We greatly prefer, as a good old-fashioned ghost story, this version of Lady Lyttelton’s. There is no real bird, only a fluttering sound, as in the case of the Cock Lane Ghost, and many other examples. The room is ‘preternaturally light,’ as in Greek and Norse belief it should have been, and as it is in the best modern ghost stories. Moreover, we have the raison d’etre of the ghost: she had been a victim of the Chief Justice in Eyre. The touch about the clock is in good taste. We did not know all that before.

But, alas! our author of 1828, after quoting the Pitt Place Anonymous, proceeds to tell, citing no named authority, that the ghost was that of Mrs. Amphlett, mother of the two Misses Amphlett, and of a third sister, in no way less distinguished than these by his lordship. Now a ghost cannot be the ghost of two different people. Moreover, Mrs. Amphlett lived (it is said) for years after. However, Mrs. Amphlett has the preference if she ‘died of grief at the precise time when the female vision appeared to his lordship,’ which makes it odd that her daughters should then have been revelling at Pitt Place under the chaperonage of Mrs. Flood. We are also informed (on no authority) that Lord Lyttelton ‘acknowledged’ the ghost to have been that of the injured mother of the three Misses Amphlett.

Let not the weary reader imagine that the catena of evidence ends here! His lordship’s own ghost did a separate stroke of business, though only in the commonplace character of a deathbed wraith, or ‘veridical hallucination.’

Lord Lyttelton had a friend, we learn from ‘Past Feelings Renovated’ (1828), a friend named Miles Peter Andrews. ‘One night after Mr. Andrews had left Pitt Place and gone to Dartford,’ where he owned powder-mills, his bed-curtains were pulled open and Lord Lyttelton appeared before him in his robe de chambre and nightcap. Mr. Andrews reproached him for coming to Dartford Mills in such a guise, at such a time of night, and, ‘turning to the other side of the bed, rang the bell, when Lord Lyttelton had disappeared.’ The house and garden were searched in vain; and about four in the afternoon a friend arrived at Dartford with tidings of his lordship’s death.

Here the reader with true common sense remarks that this second ghost, Lord Lyttelton’s own, does not appear in evidence till 1828, fifty years after date, and then in an anonymous book, on no authority.

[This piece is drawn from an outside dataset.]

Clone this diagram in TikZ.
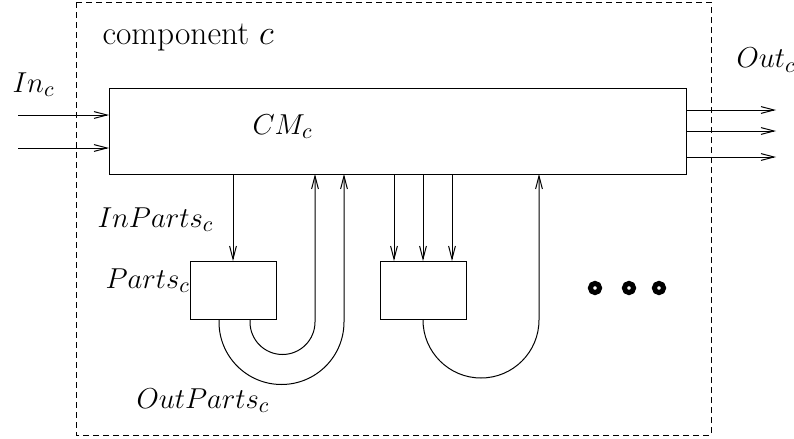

We have permitted to the reader this opportunity of exercising his acuteness, while laying a little trap for him. It is not in 1828 that Mr. Andrews’s story first appears. We first find it in December 1779–that is, in the month following the alleged event. Mr. Andrews’s experience, and the vision of Lord Lyttelton, are both printed in ‘The Scots Magazine,’ December 1779, p. 650. The account is headed ‘A Dream,’ and yet the author avers that Lord Lyttelton was wide awake! This illustrates beautifully the fact on which we insist, that ‘dream’ is eighteenth-century English for ghost, vision, hallucination, or what you will.

‘Lord Lyttelton,’ says the contemporary ‘Scots Magazine,’ ‘started up from a midnight sleep on perceiving a bird fluttering near the bed-curtains, which vanished suddenly when a female spirit in white raiment presented herself’ and prophesied Lord Lyttelton’s death in three days. His death is attributed to convulsions while undressing.

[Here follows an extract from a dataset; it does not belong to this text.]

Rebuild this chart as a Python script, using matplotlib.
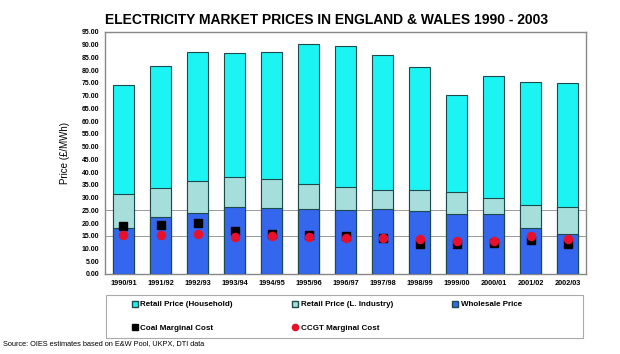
import matplotlib
matplotlib.use("Agg")
import matplotlib.pyplot as plt
import numpy as np
from matplotlib.patches import Patch, Rectangle
from matplotlib.lines import Line2D

plt.rcParams['font.family'] = ['Liberation Sans', 'DejaVu Sans']

years = ["1990/91", "1991/92", "1992/93", "1993/94", "1994/95", "1995/96", "1996/97",
         "1997/98", "1998/99", "1999/00", "2000/01", "2001/02", "2002/03"]
retail_household = [74.1, 81.5, 87.1, 86.7, 87.1, 90.4, 89.7, 86.1, 81.1, 70.4, 77.7, 75.5, 75.1]
retail_industry = [31.5, 33.8, 36.6, 37.9, 37.1, 35.3, 34.1, 32.8, 32.8, 32.3, 29.7, 27.0, 26.3]
wholesale = [18.0, 22.3, 23.9, 26.4, 26.0, 25.6, 25.3, 25.5, 24.7, 23.5, 23.6, 17.9, 15.7]
coal_mc = [18.8, 19.1, 19.9, 16.8, 15.8, 15.4, 14.9, 14.2, 11.9, 11.8, 12.0, 13.3, 11.6]
ccgt_mc = [15.4, 15.4, 15.8, 14.6, 14.9, 14.5, 14.0, 14.1, 13.8, 12.9, 12.8, 14.9, 13.7]
yticks = np.arange(0, 95.01, 5)

W, H = 620, 354
fig = plt.figure(figsize=(6.2, 3.54), dpi=100)
ax = fig.add_axes([105/W, 1-274/H, 481/W, 242/H])

x = np.arange(len(years))
w = 0.57
edge = '#1d4a4a'
c_house = '#1CF4F4'
c_ind = '#A6DEDB'
c_whole = '#3466EE'
c_red = '#E8102A'

for yl in (15, 25):
    ax.axhline(yl, color='#9a9a9a', lw=0.7, zorder=0)

ax.bar(x, retail_household, width=w, color=c_house, edgecolor=edge, lw=0.8, zorder=2)
ax.bar(x, retail_industry, width=w, color=c_ind, edgecolor=edge, lw=0.8, zorder=3)
ax.bar(x, wholesale, width=w, color=c_whole, edgecolor=edge, lw=0.8, zorder=4)
ax.plot(x, coal_mc, ls='none', marker='s', ms=6, color='black', zorder=5)
ax.plot(x, ccgt_mc, ls='none', marker='o', ms=5.8, color=c_red, zorder=6)

ax.set_xlim(-0.5, len(years) - 0.5)
ax.set_ylim(0, 95)
ax.set_yticks(yticks)
ax.set_yticklabels([f"{v:.2f}" for v in yticks], fontsize=5, fontweight='bold')
ax.set_xticks(x)
ax.set_xticklabels(years, fontsize=5.3, fontweight='bold')
ax.tick_params(axis='both', length=0, pad=4)
for s in ax.spines.values():
    s.set_color('#888888')
    s.set_linewidth(1.0)

ax.set_ylabel("Price (£/MWh)", fontsize=7)
ax.yaxis.set_label_coords((70 - 105) / 481, 0.5)
fig.text(327/W, 1-20/H, "ELECTRICITY MARKET PRICES IN ENGLAND & WALES 1990 - 2003",
         ha='center', va='center', fontsize=10, fontweight='bold')

handles = [
    Patch(facecolor=c_house, edgecolor=edge, label="Retail Price (Household)"),
    Line2D([], [], ls='none', marker='s', ms=4.5, color='black', label="Coal Marginal Cost"),
    Patch(facecolor=c_ind, edgecolor=edge, label="Retail Price (L. Industry)"),
    Line2D([], [], ls='none', marker='o', ms=4.5, color=c_red, label="CCGT Marginal Cost"),
    Patch(facecolor=c_whole, edgecolor=edge, label="Wholesale Price"),
]
# legend frame
fig.add_artist(Rectangle((106/W, 1-338/H), (583-106)/W, (338-295)/H, transform=fig.transFigure,
                         facecolor='white', edgecolor='#aaaaaa', lw=0.8, zorder=1))
leg = fig.legend(handles=handles, ncol=3, loc='center left',
                 bbox_to_anchor=(132/W, 1-316.5/H, (522-132)/W, 0.0), mode='expand',
                 prop={'size': 5.8, 'weight': 'bold'}, handlelength=0.75, handleheight=0.75,
                 handletextpad=0.3, frameon=False, borderaxespad=0, borderpad=0,
                 columnspacing=1.0, labelspacing=2.0)
leg.set_zorder(2)

fig.text(3/W, 1-344/H, "Source: OIES estimates based on E&W Pool, UKPX, DTI data",
         ha='left', va='center', fontsize=5.3)

fig.savefig("out.png", dpi=100)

The ‘dream’ of Mr. Andrews (according to ‘The Scots Magazine’ of December 1779)* occurred at Dartford in Kent, on the night of November 27. It represented Lord Lyttelton drawing his bed- curtains, and saying, ‘It is all over,’ or some such words.

*The magazine appeared at the end of December.

This Mr. Andrews had been a drysalter. He made a large fortune, owned the powder-mills at Dartford, sat in Parliament, wrote plays which had some success, and was thought a good fellow in raffish society. Indeed, the society was not always raffish. In ‘Notes and Queries’ (December 26, 1874) H. S. says that his mother, daughter of Sir George Prescott, often met Mr. Andrews at their house, Theobalds Park, Herts. He was extremely agreeable, and, if pressed, would tell his little anecdote of November 27, 1779.

This proof that the Andrews tale is contemporary has led us away from the description of the final scene, given in ‘Past Feelings Renovated,’ by the person who brought the news to Mr. Andrews. His version includes a trick played with the watches and clocks. All were set on half an hour; the valet secretly made the change in Lord Lyttelton’s own timepiece. His lordship thus went to bed, as he thought, at 11.30, really at eleven o’clock, as in the Pitt Place document. At about twelve o’clock, midnight, the valet rushed in among the guests, who were discussing the odd circumstances, and said that his master was at the point of death. Lord Lyttelton had kept looking at his watch, and at a quarter past twelve (by his chronometer and his valet’s) he remarked, ‘This mysterious lady is not a true prophetess, I find.’ The real hour was then a quarter to twelve. At about half-past twelve, by HIS watch, twelve by the real time, he asked for his physic. The valet went into the dressing- room to prepare it (to fetch a spoon by other versions), when he heard his master ‘breathing very hard.’ ‘I ran to him, and found him in the agonies of death.’

There is something rather plausible in this narrative, corresponding, as it does, with the Pitt Place document, in which the valet, finding his master in a fit, leaves him and seeks assistance, instead of lowering his head that he might breathe more easily. Like the other, this tale makes suicide a most improbable explanation of Lord Lyttelton’s death. The affair of the watches is dramatic, but not improbable in itself. A correspondent of ‘The Gentleman’s Magazine’ (in 1815) only cites ‘a London paper’ as his authority. The writer of ‘Past Feelings Renovated’ (1828) adds that Mr. Andrews could never again be induced to sleep at Pitt Place, but, when visiting there, always lay at the Spread Eagle, in Epsom.

Let us now tabulate our results.

At Pitt Place, Epsom,
or Hill Street, Berkeley Square,
On November 24,
Lord Lyttelton
Dreamed of,
or saw,
A young woman and a robin.
A bird which became a woman.
A dove and a woman.
Mrs. Amphlett (without a dove or robin).